- **What is required**: In the data below, find every line with the string "this" and pull it out.

>> begin Dataset

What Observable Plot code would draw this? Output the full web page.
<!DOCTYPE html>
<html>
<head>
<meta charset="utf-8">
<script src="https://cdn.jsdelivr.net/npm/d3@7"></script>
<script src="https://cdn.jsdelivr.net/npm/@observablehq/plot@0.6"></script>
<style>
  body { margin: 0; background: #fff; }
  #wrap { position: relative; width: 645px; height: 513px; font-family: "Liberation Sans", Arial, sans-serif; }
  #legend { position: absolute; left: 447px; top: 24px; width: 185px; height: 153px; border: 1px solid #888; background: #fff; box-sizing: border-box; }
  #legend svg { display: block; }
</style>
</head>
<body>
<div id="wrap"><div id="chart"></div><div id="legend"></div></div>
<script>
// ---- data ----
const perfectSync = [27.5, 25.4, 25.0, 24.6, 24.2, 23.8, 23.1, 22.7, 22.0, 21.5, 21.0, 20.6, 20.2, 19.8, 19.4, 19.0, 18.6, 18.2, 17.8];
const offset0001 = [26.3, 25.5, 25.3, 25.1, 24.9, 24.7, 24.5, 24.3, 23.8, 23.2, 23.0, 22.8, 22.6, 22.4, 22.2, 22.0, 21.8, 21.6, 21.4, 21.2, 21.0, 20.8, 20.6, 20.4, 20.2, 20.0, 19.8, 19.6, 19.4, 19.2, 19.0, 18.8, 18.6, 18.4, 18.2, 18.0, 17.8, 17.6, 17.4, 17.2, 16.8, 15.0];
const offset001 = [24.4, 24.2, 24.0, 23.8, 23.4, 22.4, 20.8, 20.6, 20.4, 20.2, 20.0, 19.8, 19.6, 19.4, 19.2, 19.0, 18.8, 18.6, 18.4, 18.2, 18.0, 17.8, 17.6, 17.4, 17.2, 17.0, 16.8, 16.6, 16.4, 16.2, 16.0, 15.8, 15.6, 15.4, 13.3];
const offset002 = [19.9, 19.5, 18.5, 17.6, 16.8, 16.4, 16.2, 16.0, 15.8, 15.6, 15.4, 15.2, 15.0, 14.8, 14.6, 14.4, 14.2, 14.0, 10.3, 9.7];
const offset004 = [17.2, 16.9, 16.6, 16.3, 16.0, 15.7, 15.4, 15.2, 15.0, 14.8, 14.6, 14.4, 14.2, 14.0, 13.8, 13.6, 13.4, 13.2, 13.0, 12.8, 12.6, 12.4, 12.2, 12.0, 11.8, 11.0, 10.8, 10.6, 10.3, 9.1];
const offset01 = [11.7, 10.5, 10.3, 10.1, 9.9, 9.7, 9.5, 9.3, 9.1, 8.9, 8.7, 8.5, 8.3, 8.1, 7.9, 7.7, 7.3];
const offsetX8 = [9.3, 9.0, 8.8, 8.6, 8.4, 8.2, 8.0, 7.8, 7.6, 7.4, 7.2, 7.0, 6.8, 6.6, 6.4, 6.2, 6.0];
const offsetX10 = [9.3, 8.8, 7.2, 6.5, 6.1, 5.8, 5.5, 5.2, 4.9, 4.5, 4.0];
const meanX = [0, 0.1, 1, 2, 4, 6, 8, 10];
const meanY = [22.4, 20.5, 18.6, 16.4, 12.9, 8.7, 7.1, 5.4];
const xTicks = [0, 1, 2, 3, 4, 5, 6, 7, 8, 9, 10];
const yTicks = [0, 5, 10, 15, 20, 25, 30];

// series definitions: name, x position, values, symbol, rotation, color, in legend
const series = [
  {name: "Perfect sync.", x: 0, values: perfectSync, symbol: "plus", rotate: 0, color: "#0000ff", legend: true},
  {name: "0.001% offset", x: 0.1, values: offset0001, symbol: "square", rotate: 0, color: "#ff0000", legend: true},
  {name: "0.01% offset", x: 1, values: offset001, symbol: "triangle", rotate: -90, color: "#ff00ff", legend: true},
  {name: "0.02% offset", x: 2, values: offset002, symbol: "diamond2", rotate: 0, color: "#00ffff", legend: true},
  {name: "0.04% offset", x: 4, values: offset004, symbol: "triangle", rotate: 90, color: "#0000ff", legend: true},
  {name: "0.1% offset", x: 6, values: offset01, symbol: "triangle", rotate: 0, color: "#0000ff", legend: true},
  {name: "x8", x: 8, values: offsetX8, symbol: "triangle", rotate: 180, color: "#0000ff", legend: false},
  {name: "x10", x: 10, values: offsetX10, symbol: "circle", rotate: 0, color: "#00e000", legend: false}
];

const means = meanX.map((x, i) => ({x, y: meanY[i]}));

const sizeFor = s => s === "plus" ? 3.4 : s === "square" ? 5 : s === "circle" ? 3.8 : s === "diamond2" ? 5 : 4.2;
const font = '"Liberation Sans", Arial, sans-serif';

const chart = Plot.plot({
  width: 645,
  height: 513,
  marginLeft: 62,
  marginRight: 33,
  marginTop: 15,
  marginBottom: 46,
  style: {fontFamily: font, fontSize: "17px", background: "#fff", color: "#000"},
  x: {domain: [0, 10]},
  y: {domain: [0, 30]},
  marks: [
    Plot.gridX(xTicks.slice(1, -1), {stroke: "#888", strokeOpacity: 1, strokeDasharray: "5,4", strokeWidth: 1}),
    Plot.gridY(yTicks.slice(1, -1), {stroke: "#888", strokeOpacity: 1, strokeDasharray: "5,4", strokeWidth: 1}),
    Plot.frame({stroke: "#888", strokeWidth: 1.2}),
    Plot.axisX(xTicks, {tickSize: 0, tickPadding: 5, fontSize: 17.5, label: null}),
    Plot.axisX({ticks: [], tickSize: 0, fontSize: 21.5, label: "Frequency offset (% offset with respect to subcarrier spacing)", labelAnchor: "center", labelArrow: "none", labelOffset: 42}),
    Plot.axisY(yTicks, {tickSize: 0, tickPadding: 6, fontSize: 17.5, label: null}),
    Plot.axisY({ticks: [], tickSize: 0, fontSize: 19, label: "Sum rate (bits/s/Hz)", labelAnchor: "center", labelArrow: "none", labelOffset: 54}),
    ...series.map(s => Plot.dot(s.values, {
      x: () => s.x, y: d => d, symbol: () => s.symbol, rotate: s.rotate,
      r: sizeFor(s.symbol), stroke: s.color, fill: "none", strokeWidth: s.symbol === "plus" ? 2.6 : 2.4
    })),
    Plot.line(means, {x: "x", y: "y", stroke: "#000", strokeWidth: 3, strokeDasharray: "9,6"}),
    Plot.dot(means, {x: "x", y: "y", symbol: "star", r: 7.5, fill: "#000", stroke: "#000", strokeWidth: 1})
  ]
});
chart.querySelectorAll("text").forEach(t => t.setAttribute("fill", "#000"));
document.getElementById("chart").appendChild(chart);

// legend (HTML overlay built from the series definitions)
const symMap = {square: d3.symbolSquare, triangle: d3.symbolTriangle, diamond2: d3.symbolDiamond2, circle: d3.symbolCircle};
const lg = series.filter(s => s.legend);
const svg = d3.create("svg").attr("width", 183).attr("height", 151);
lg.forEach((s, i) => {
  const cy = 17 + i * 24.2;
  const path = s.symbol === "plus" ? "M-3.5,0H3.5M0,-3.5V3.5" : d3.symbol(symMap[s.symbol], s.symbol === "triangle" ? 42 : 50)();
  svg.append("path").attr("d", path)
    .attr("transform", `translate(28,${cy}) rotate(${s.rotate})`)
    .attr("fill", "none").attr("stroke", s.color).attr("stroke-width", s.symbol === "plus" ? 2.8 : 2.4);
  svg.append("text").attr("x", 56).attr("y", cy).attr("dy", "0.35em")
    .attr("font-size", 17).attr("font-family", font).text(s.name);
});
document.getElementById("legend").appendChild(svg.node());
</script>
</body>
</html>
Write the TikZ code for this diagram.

>> end Dataset

- **Output**:
What Observable Plot code would draw this? Output the full web page.
Write the TikZ code for this diagram.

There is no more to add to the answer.